Chessey squelched a smile at the praise.

But Mary Poppins?

“And she’s a member of the Banks Bailey family,” Winston continued. “Can’t get a better pedigree than that. If there’s a right way to do it, the Banks Bailey family knows how—whether it’s tea parties, formal dinners, receptions or meeting a Queen.”

“I don’t need her,” McKenna said, gazing at Chessey levelly. “On my farm, she won’t do me any good milkin’ cows or driving a tractor. And even if I were to go off on your little tour of America, I’d prefer a woman who looks a little less wholesome than this Girl Scout.”

The gathering stared at Chessey, seeming to expect her to suddenly make a fire out of two sticks or sprout a green sash. Chessey felt a crimson blush flare on her cheeks.

“If Lieutenant McKenna needs a party girl to accompany him,” she said, “I am certainly not the appropriate choice.”

“Party girls he can get anywhere,” the general snorted. “He needs to be returned to a civilized state—being in that Baghdad prison must have warped him.”

“Or maybe he was always this primitive,” Winston observed. “In which case, Chessey, you’ve got a lot of work to do.”

“I won’t disappoint you.”

“I don’t want this woman,” McKenna said, looking at her. “Even if I was going on your tour, I wouldn’t take her.”

“Soldier, we know you’re not going to embarrass us with a cross-country display of your soda chugging and peanut tossing abilities,” the general said. “And I can only hope that you’re not going to kiss every single female in your path. But the schedule does present some very different experiences for you. Different social stratas.”

“Excuse me, General,” Chessey said, looking up from the folder. “My assignment is to go on the road, alone, with him?”

“Think of yourself as an animal trainer,” Winston said.

The general chuckled. “My guess is that if you succeed at housebreaking this hero, you can pretty much pick your job here at the State Department,” he said. “Am I right?”

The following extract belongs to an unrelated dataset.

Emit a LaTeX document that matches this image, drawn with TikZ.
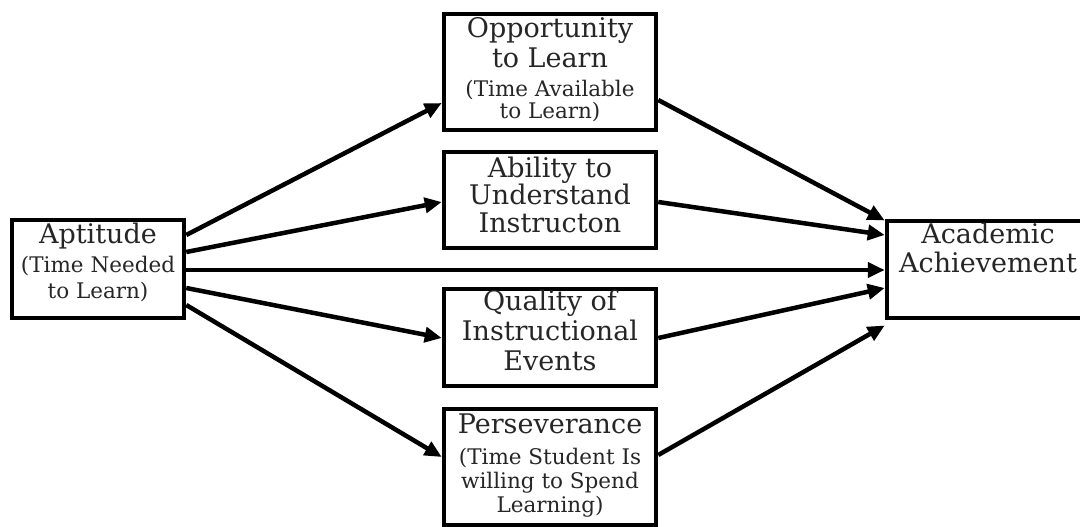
\documentclass[tikz,border=0pt]{standalone}
\usepackage{fontspec}
\setmainfont{DejaVu Serif}
\usetikzlibrary{arrows.meta,calc}
\begin{document}
\begin{tikzpicture}[x=1pt,y=-1pt]
\tikzset{
  box/.style={draw, line width=4.5pt, inner sep=0pt},
  maintxt/.style={font=\fontsize{27}{#1}\selectfont, align=center, anchor=base, inner sep=0pt, text=black!85},
  maintxt/.default=29,
  subtxt/.style={font=\fontsize{21.5}{#1}\selectfont, align=center, anchor=base, inner sep=0pt, text=black!85},
  link/.style={line width=4.5pt, -{Triangle[length=17pt,width=15pt]}},
}
\useasboundingbox (0,0) rectangle (1080,527);
\clip (0,0) rectangle (1080,527);
% boxes
\node[box, minimum width=172pt, minimum height=98pt] (apt) at (98,269) {};
\node[box, minimum width=212pt, minimum height=116pt] (opp) at (550,72) {};
\node[box, minimum width=212pt, minimum height=96pt] (abl) at (550,200) {};
\node[box, minimum width=212pt, minimum height=97pt] (qua) at (550,337.5) {};
\node[box, minimum width=212pt, minimum height=116pt] (per) at (550,467) {};
\node[box, minimum width=203pt, minimum height=97pt] (aca) at (988.5,269.5) {};
% texts (anchored at the baseline of the last line)
\node[maintxt] (aptA) at (98,243) {Aptitude};
\node[subtxt=26] (aptB) at (98,298) {(Time Needed\\to Learn)};
\node[maintxt=30] (oppA) at (550,67) {Opportunity\\to Learn};
\node[subtxt=21] (oppB) at (550,118) {(Time Available\\to Learn)};
\node[maintxt=27.5] (ablA) at (550,232) {Ability to\\Understand\\Instructon};
\node[maintxt=30] (quaA) at (550,370) {Quality of\\Instructional\\Events};
\node[maintxt] (perA) at (550,433) {Perseverance};
\node[subtxt=24] (perB) at (550,512) {(Time Student Is\\willing to Spend\\Learning)};
\node[maintxt=29] (acaA) at (988,272) {Academic\\Achievement};
% connectors from Aptitude
\draw[link] ($(apt.east)+(0,-34)$) -- ($(opp.west)+(0,31)$);
\draw[link] ($(apt.east)+(0,-17)$) -- ($(abl.west)+(0,2)$);
\draw[link] ($(apt.east)+(0,1)$) -- ($(aca.west)+(0,0.5)$);
\draw[link] ($(apt.east)+(0,19)$) -- ($(qua.west)+(0,0.5)$);
\draw[link] ($(apt.east)+(0,36)$) -- ($(per.west)+(0,-10)$);
% connectors to Academic Achievement
\draw[link] ($(opp.east)+(0,28)$) -- ($(aca.west)+(0,-49)$);
\draw[link] ($(abl.east)+(0,2)$) -- ($(aca.west)+(0,-34.5)$);
\draw[link] ($(qua.east)+(0,0.5)$) -- ($(aca.west)+(0,18.5)$);
\draw[link] ($(per.east)+(0,-12)$) -- ($(aca.west)+(0,56)$);
\end{tikzpicture}
\end{document}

“Absolutely,” Winston agreed. “All he needs is a dress uniform, a stump speech you can toss off in a minute, and a quick, but thorough, course in manners.”

She stared at McKenna bluntly.

Definitely the manners. He needed the manners.

“I can have any job?” she asked.

Winston started to mumble about civil service requirements.

“I think the fine state of Arizona would be delighted to have you on board in its congressional offices,” the congressman from Arizona said. “How about New York?”

The New York congressman bobbed his head.

“If you pull this one off, you can have my job,” added the general.

“Chessey,” Winston said, in a voice soft as suede. “I’m counting on you.”

“You are?”

“Absolutely,” he said, and he took off his glasses. When his big brown eyes gazed into hers, Chessey felt as if he were seeing her—really seeing her—for the very first time. “Chessey, your country... I mean, I really need you.”

She looked down modestly but then did a one-eighty, boldly meeting his gaze.

Such a nice man, her grandmother had said once, when Chessey had described her job.

“The Fairchilds don’t have money,” her grandmother had added wistfully. “But they have more than made up for it in good breeding.”

“That settles it,” Chessey said. She looked at her charge boldly, determined to make sure the balance of power was established early. He hadn’t had the luxury of the good breeding of the Fairchild family, but he could learn. And she could teach him. “Lieutenant, we will start with lesson one. You are never to kiss me again.”

And she swept out of the room.

Not quickly enough to avoid hearing his reply.

“All right, all right, I’ll wait till you ask me.”